On 02/05/16 16:15, Jeff Law wrote:
On 05/02/2016 03:47 AM, Richard Sandiford wrote:
Kyrill Tkachov <kyrylo.tkac...@foss.arm.com> writes:
Hi all,
I'm getting a warning when building genrecog that 'label' may be used
uninitialised in:
uint64_t label = 0;
if (d->test.kind == rtx_test::CODE
&& d->if_statement_p (&label)
&& label == CONST_INT)
This is because if_statement_p looks like this:
inline bool
decision::if_statement_p (uint64_t *label) const
{
if (singleton () && first->labels.length () == 1)
{
if (label)
*label = first->labels[0];
return true;
}
return false;
}
It's not guaranteed to write label.
It is guaranteed to write to label on a true return though, so it looks
like a false positive. Is current GCC warning for this or are you using
an older host compiler?
This was after I upgraded my host compiler to GCC 6.1.
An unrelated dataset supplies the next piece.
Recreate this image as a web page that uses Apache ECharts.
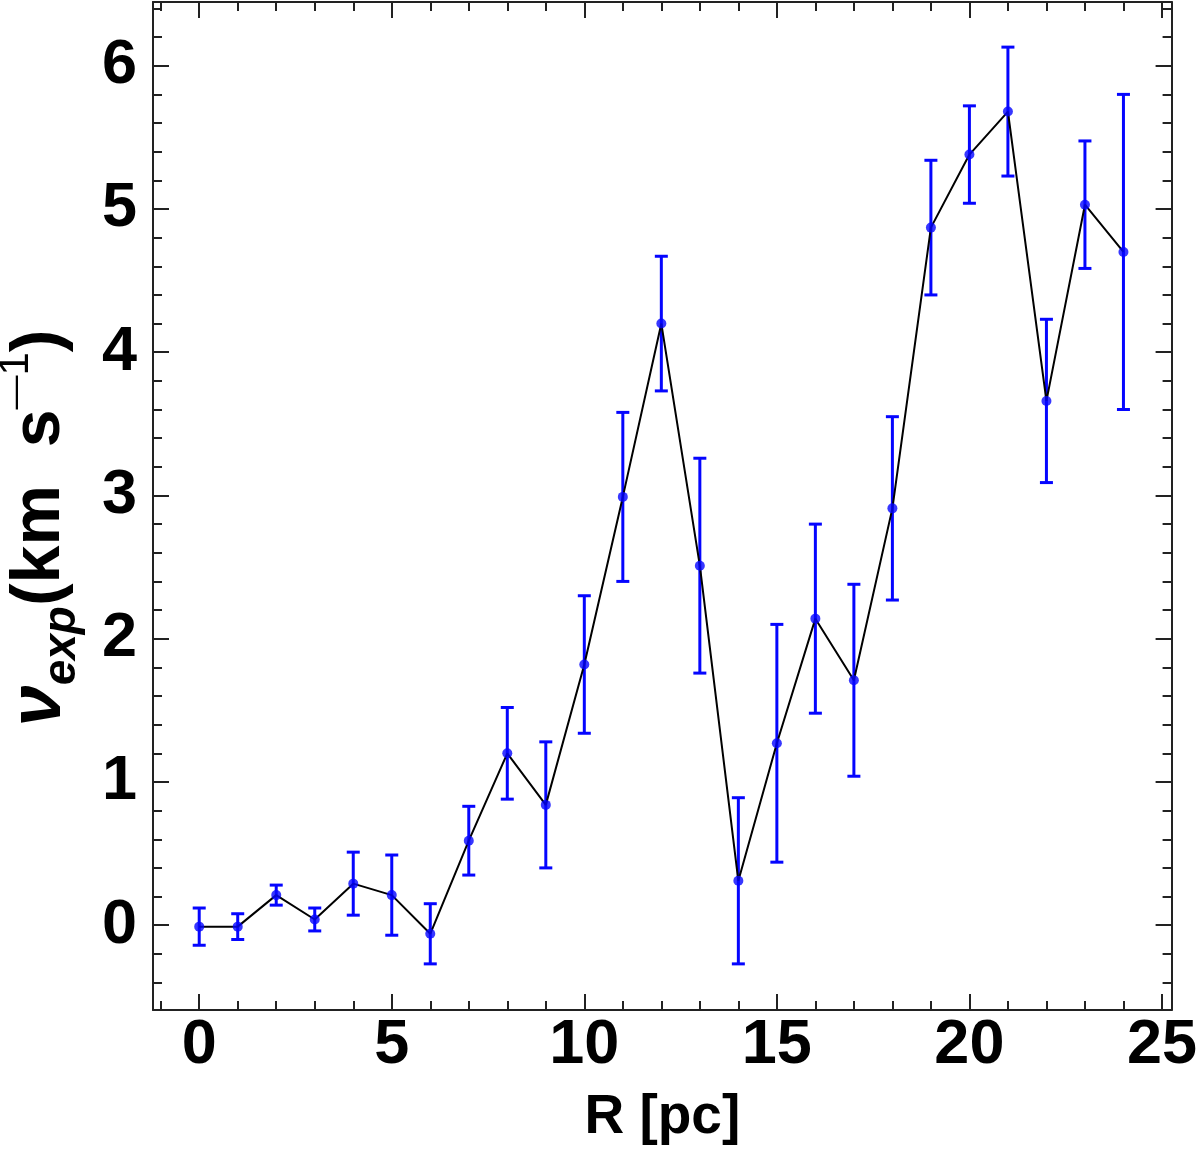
<!DOCTYPE html>
<html>
<head>
<meta charset="utf-8">
<script src="https://cdn.jsdelivr.net/npm/echarts@6/dist/echarts.min.js"></script>
<style>
  html, body { margin: 0; padding: 0; background: #fff; }
  #chart { width: 1200px; height: 1150px; }
</style>
</head>
<body>
<div id="chart"></div>
<script>
  // 数据
  var radius = [0, 1, 2, 3, 4, 5, 6, 7, 8, 9, 10, 11, 12, 13, 14, 15, 16, 17, 18, 19, 20, 21, 22, 23, 24];
  var vexp = [-0.01, -0.01, 0.21, 0.04, 0.29, 0.21, -0.06, 0.59, 1.20, 0.84, 1.82, 2.99, 4.20, 2.51,
              0.31, 1.27, 2.14, 1.71, 2.91, 4.87, 5.38, 5.68, 3.66, 5.03, 4.70];
  var vexpErr = [0.13, 0.09, 0.07, 0.08, 0.22, 0.28, 0.21, 0.24, 0.32, 0.44, 0.48, 0.59, 0.47, 0.75,
                 0.58, 0.83, 0.66, 0.67, 0.64, 0.47, 0.34, 0.45, 0.57, 0.445, 1.10];
  var xMajor = [0, 5, 10, 15, 20, 25];
  var xMinor = [-1, 0, 1, 2, 3, 4, 5, 6, 7, 8, 9, 10, 11, 12, 13, 14, 15, 16, 17, 18, 19, 20, 21, 22, 23, 24, 25];
  var yMajor = [0, 1, 2, 3, 4, 5, 6];
  var yMinor = [-0.4, -0.2, 0, 0.2, 0.4, 0.6, 0.8, 1, 1.2, 1.4, 1.6, 1.8, 2, 2.2, 2.4, 2.6, 2.8, 3, 3.2, 3.4,
                3.6, 3.8, 4, 4.2, 4.4, 4.6, 4.8, 5, 5.2, 5.4, 5.6, 5.8, 6, 6.2, 6.4];

  var FONT = '"Liberation Sans", Arial, Helvetica, sans-serif';
  var AXIS_COLOR = '#222';
  var BLUE = '#0505ff';

  var myChart = echarts.init(document.getElementById('chart'), null, { renderer: 'canvas' });

  var lineData = radius.map(function (r, i) { return [r, vexp[i]]; });
  var errData = radius.map(function (r, i) { return [r, vexp[i] - vexpErr[i], vexp[i] + vexpErr[i]]; });

  // 画坐标轴（主刻度 / 次刻度，上下左右都朝内）
  function xAx(pos, ticks, len, showLine, showLabel) {
    return {
      type: 'value', position: pos, min: -1.2, max: 25.25,
      axisLine: { show: showLine, onZero: false, lineStyle: { color: AXIS_COLOR, width: 2 } },
      axisTick: { show: true, inside: true, length: len, customValues: ticks, lineStyle: { color: AXIS_COLOR, width: 2 } },
      axisLabel: showLabel ? {
        customValues: xMajor, margin: 4, color: '#000', fontSize: 63, fontWeight: 'bold', fontFamily: FONT
      } : { show: false },
      splitLine: { show: false }
    };
  }
  function yAx(pos, ticks, len, showLine, showLabel) {
    return {
      type: 'value', position: pos, min: -0.592, max: 6.445,
      axisLine: { show: showLine, onZero: false, lineStyle: { color: AXIS_COLOR, width: 2 } },
      axisTick: { show: true, inside: true, length: len, customValues: ticks, lineStyle: { color: AXIS_COLOR, width: 2 } },
      axisLabel: showLabel ? {
        customValues: yMajor, margin: 16, color: '#000', fontSize: 63, fontWeight: 'bold', fontFamily: FONT
      } : { show: false },
      splitLine: { show: false }
    };
  }

  var xBottom = xAx('bottom', xMajor, 16, true, true);
  xBottom.name = 'R [pc]';
  xBottom.nameLocation = 'middle';
  xBottom.nameGap = 80;
  xBottom.nameTextStyle = { color: '#000', fontSize: 55, fontWeight: 'bold', fontFamily: FONT };

  var option = {
    animation: false,
    backgroundColor: '#fff',
    grid: { left: 153, top: 2, width: 1019, height: 1011, containLabel: false },
    xAxis: [
      xBottom,
      xAx('bottom', xMinor, 9, false, false),
      xAx('top', xMajor, 16, true, false),
      xAx('top', xMinor, 9, false, false)
    ],
    yAxis: [
      yAx('left', yMajor, 16, true, true),
      yAx('left', yMinor, 9, false, false),
      yAx('right', yMajor, 16, true, false),
      yAx('right', yMinor, 9, false, false)
    ],
    graphic: [{
      type: 'text',
      x: 40, y: 528,
      rotation: Math.PI / 2,
      style: {
        text: '{nu|ν}{sub|exp}{main|(km  s}{dash|—}{sup|1}{main|)}',
        align: 'center',
        verticalAlign: 'middle',
        fill: '#000',
        rich: {
          nu: { fontSize: 74, fontStyle: 'italic', fontWeight: 'bold', fontFamily: FONT, lineHeight: 90, verticalAlign: 'middle' },
          sub: { fontSize: 46, fontStyle: 'italic', fontWeight: 'bold', fontFamily: FONT, verticalAlign: 'bottom', lineHeight: 90 },
          main: { fontSize: 68, fontWeight: 'bold', fontFamily: FONT, lineHeight: 90, verticalAlign: 'middle' },
          dash: { fontSize: 34, fontFamily: FONT, verticalAlign: 'top', lineHeight: 90, padding: [4, 0, 0, 0] },
          sup: { fontSize: 42, fontFamily: FONT, verticalAlign: 'top', lineHeight: 90 }
        }
      }
    }],
    series: [
      {
        name: 'error',
        type: 'custom',
        xAxisIndex: 0,
        yAxisIndex: 0,
        data: errData,
        z: 2,
        renderItem: function (params, api) {
          var x = api.value(0);
          var lo = api.coord([x, api.value(1)]);
          var hi = api.coord([x, api.value(2)]);
          var cap = 6.5;
          var st = { stroke: BLUE, lineWidth: 3 };
          return {
            type: 'group',
            children: [
              { type: 'line', shape: { x1: lo[0], y1: lo[1], x2: hi[0], y2: hi[1] }, style: st },
              { type: 'line', shape: { x1: lo[0] - cap, y1: lo[1], x2: lo[0] + cap, y2: lo[1] }, style: st },
              { type: 'line', shape: { x1: hi[0] - cap, y1: hi[1], x2: hi[0] + cap, y2: hi[1] }, style: st }
            ]
          };
        }
      },
      {
        name: 'line',
        type: 'line',
        xAxisIndex: 0,
        yAxisIndex: 0,
        data: lineData,
        showSymbol: false,
        z: 3,
        lineStyle: { color: '#000', width: 2 }
      },
      {
        name: 'points',
        type: 'scatter',
        xAxisIndex: 0,
        yAxisIndex: 0,
        data: lineData,
        symbol: 'circle',
        symbolSize: 10,
        z: 4,
        itemStyle: { color: BLUE }
      }
    ]
  };
  myChart.setOption(option);
</script>
</body>
</html>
I saw it with GCC 5.3 as well.
And if it's warning with the current trunk, we should open a BZ with a suitable
testcase. DOM/VRP should have detected this and removed the path with the
uninitialized use from the CFG, if it didn't then it's a bug worth filing.
After experimenting a bit, I note that the warning goes away when I compile
with -O2.
In the cross compiler build I'm doing genrecog.c is compiler with -O1, which
exhibits the warning.
So I suppose DOM/VRP does catch, but only at the appropriate optimisation level.